RECORDED INFORMATION —
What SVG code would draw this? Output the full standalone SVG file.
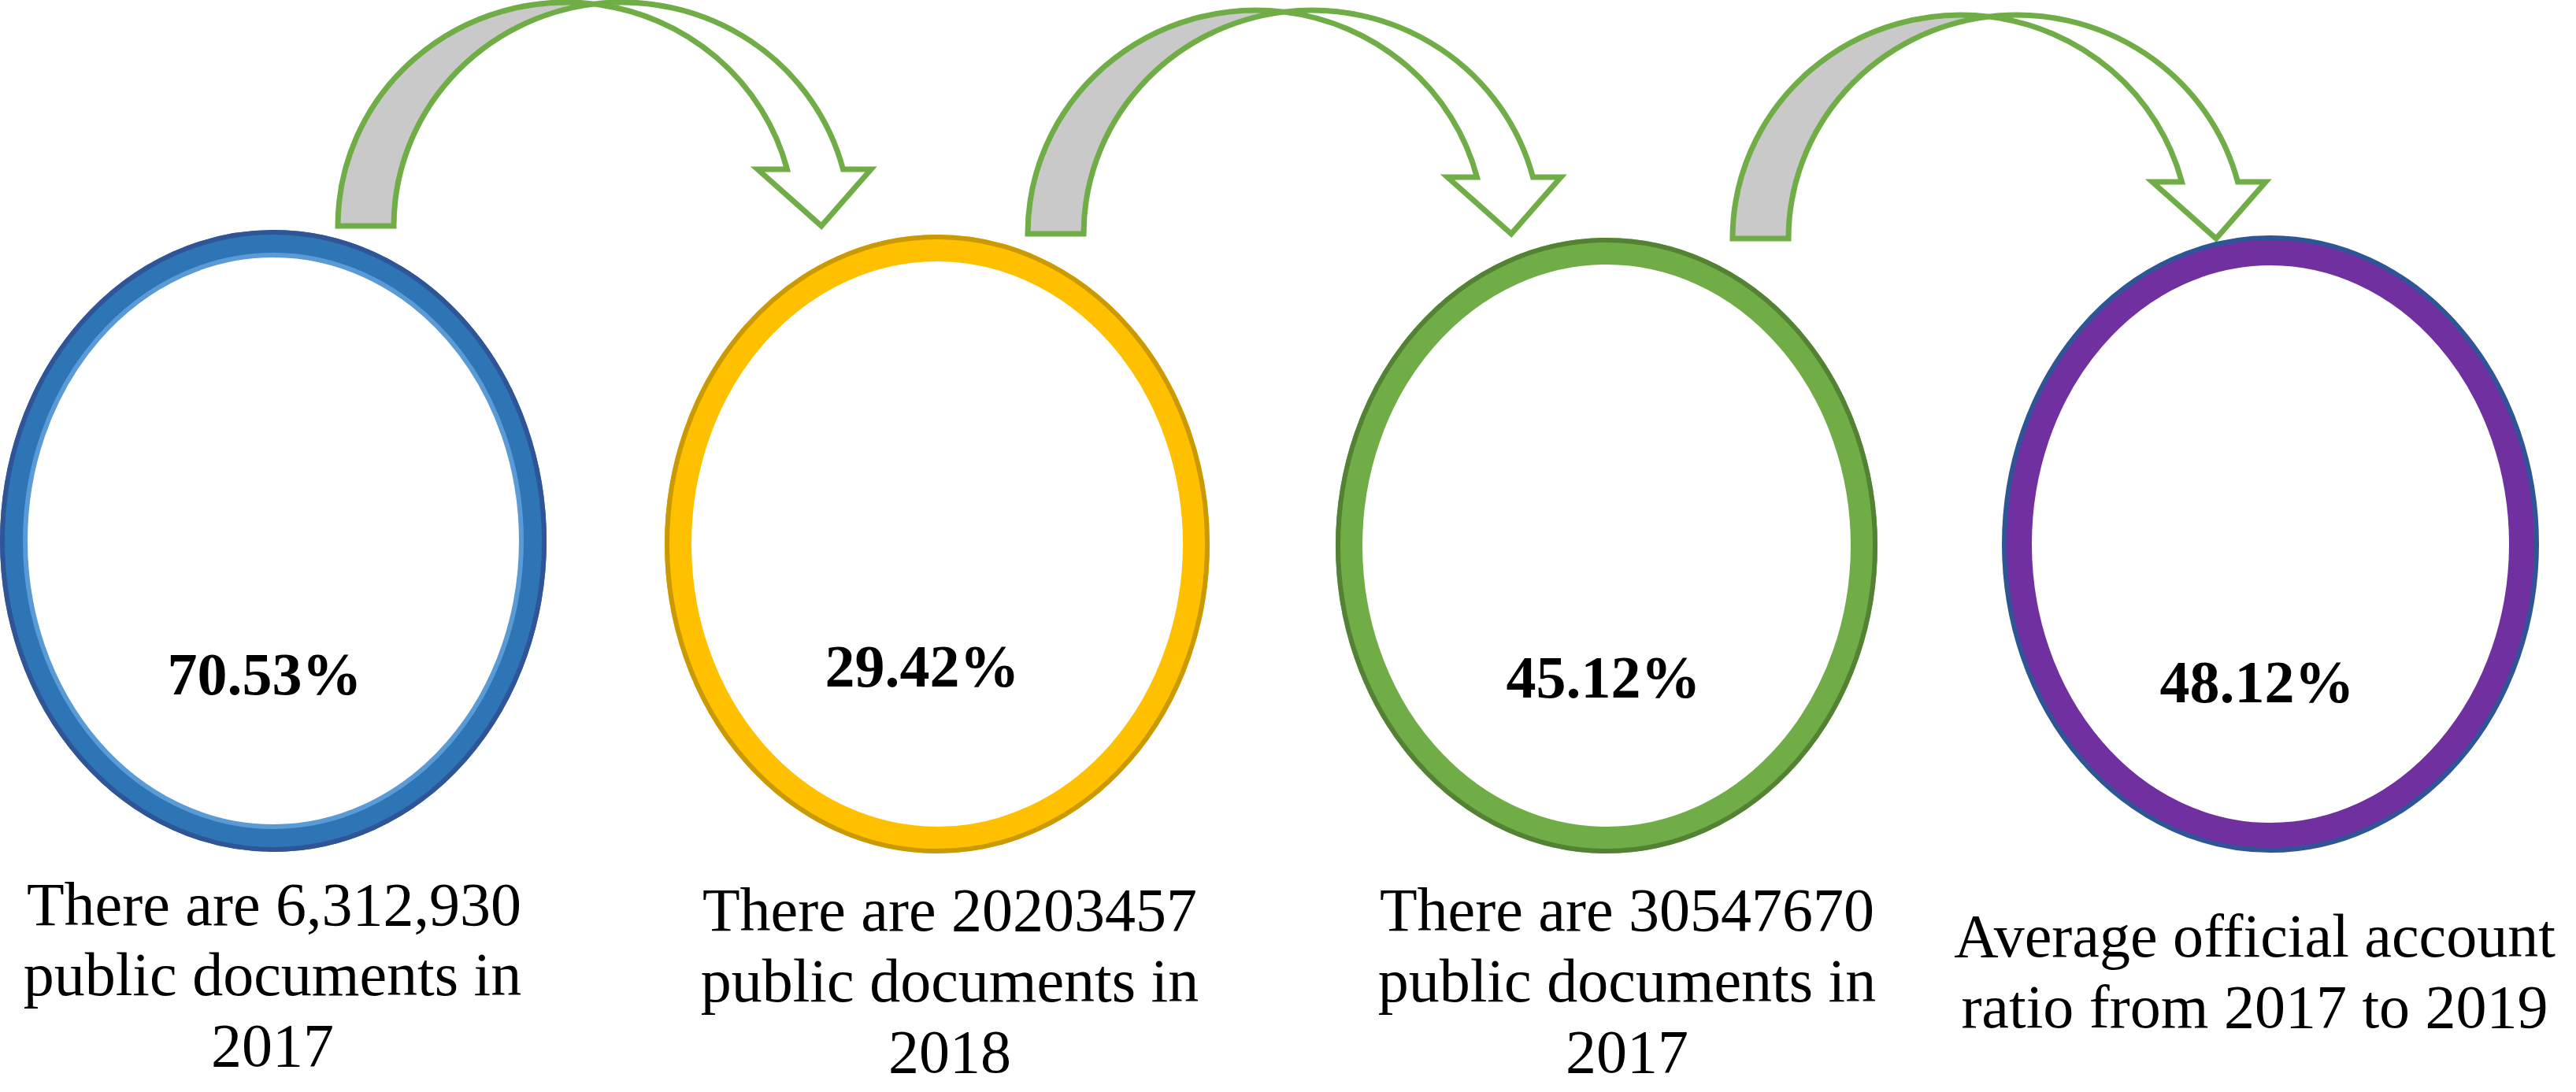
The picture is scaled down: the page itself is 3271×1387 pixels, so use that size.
<svg xmlns="http://www.w3.org/2000/svg" xmlns:xlink="http://www.w3.org/1999/xlink" width="3271" height="1387" viewBox="0 0 3271 1387">
  <style>
    .pct { font-family: "Liberation Serif", "Times New Roman", serif; font-weight: bold; font-size: 76px; fill: #000; text-anchor: middle; }
    .lbl { font-family: "Liberation Serif", "Times New Roman", serif; font-size: 78px; fill: #000; text-anchor: middle; }
    .back { fill: #c9c9c9; stroke: #70ad47; stroke-width: 7; stroke-linejoin: miter; }
    .front { fill: #ffffff; stroke: #70ad47; stroke-width: 7; stroke-linejoin: miter; }
    .ring { fill: #ffffff; stroke-width: 34; }
    .edge { fill: none; stroke-width: 6; }
  </style>
  <defs>
    <g id="curvedArrow">
      <path class="back" d="M429,287 A290,284 0 0 1 754.5,5.1 A290,284 0 0 0 500,287 Z"/>
      <path class="front" d="M754.5,5.1 A290,284 0 0 1 1070.5,215 L1106,215 L1043,287 L962,215 L999.5,215 A290,284 0 0 0 754.5,5.1 Z"/>
    </g>
  </defs>
  <rect x="0" y="0" width="3271" height="1387" fill="#ffffff"/>

  <g id="connectors">
    <use xlink:href="#curvedArrow" href="#curvedArrow"/>
    <use xlink:href="#curvedArrow" href="#curvedArrow" transform="translate(876,10)"/>
    <use xlink:href="#curvedArrow" href="#curvedArrow" transform="translate(1771,16)"/>
  </g>

  <g id="node1">
    <ellipse class="ring" cx="347" cy="687" rx="330" ry="378" stroke="#2e75b6"/>
    <ellipse class="edge" cx="347" cy="687" rx="344" ry="392" stroke="#2f5597"/>
    <ellipse class="edge" cx="347" cy="687" rx="315" ry="363" stroke="#5b9bd5"/>
    <text class="pct" x="336" y="882">70.53%</text>
  </g>

  <g id="node2">
    <ellipse class="ring" cx="1190" cy="691" rx="329" ry="376" stroke="#ffc000"/>
    <ellipse class="edge" cx="1190" cy="691" rx="343" ry="390" stroke="#c99a06"/>
    <text class="pct" x="1171" y="872">29.42%</text>
  </g>

  <g id="node3">
    <ellipse class="ring" cx="2040" cy="693" rx="327" ry="374" stroke="#70ad47"/>
    <ellipse class="edge" cx="2040" cy="693" rx="341" ry="388" stroke="#548235"/>
    <text class="pct" x="2036" y="886">45.12%</text>
  </g>

  <g id="node4">
    <ellipse class="ring" cx="2883" cy="691" rx="320" ry="371" stroke="#7030a0" stroke-width="40"/>
    <ellipse class="edge" cx="2883" cy="691" rx="338" ry="389" stroke="#2f5597"/>
    <text class="pct" x="2866" y="892">48.12%</text>
  </g>

  <g id="label1">
    <text class="lbl" x="348" y="1175">There are 6,312,930</text>
    <text class="lbl" x="346" y="1264">public documents in</text>
    <text class="lbl" x="346" y="1354">2017</text>
  </g>
  <g id="label2">
    <text class="lbl" x="1206" y="1182">There are 20203457</text>
    <text class="lbl" x="1206" y="1272">public documents in</text>
    <text class="lbl" x="1206" y="1362">2018</text>
  </g>
  <g id="label3">
    <text class="lbl" x="2066" y="1182">There are 30547670</text>
    <text class="lbl" x="2066" y="1272">public documents in</text>
    <text class="lbl" x="2066" y="1362">2017</text>
  </g>
  <g id="label4">
    <text class="lbl" x="2863" y="1215">Average official account</text>
    <text class="lbl" x="2863" y="1305">ratio from 2017 to 2019</text>
  </g>
</svg>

TASK BRIEF —
Determine the number of lines in the data that contain "size" as a word or string, and state only that number.

EXERCISE SOLUTION —
3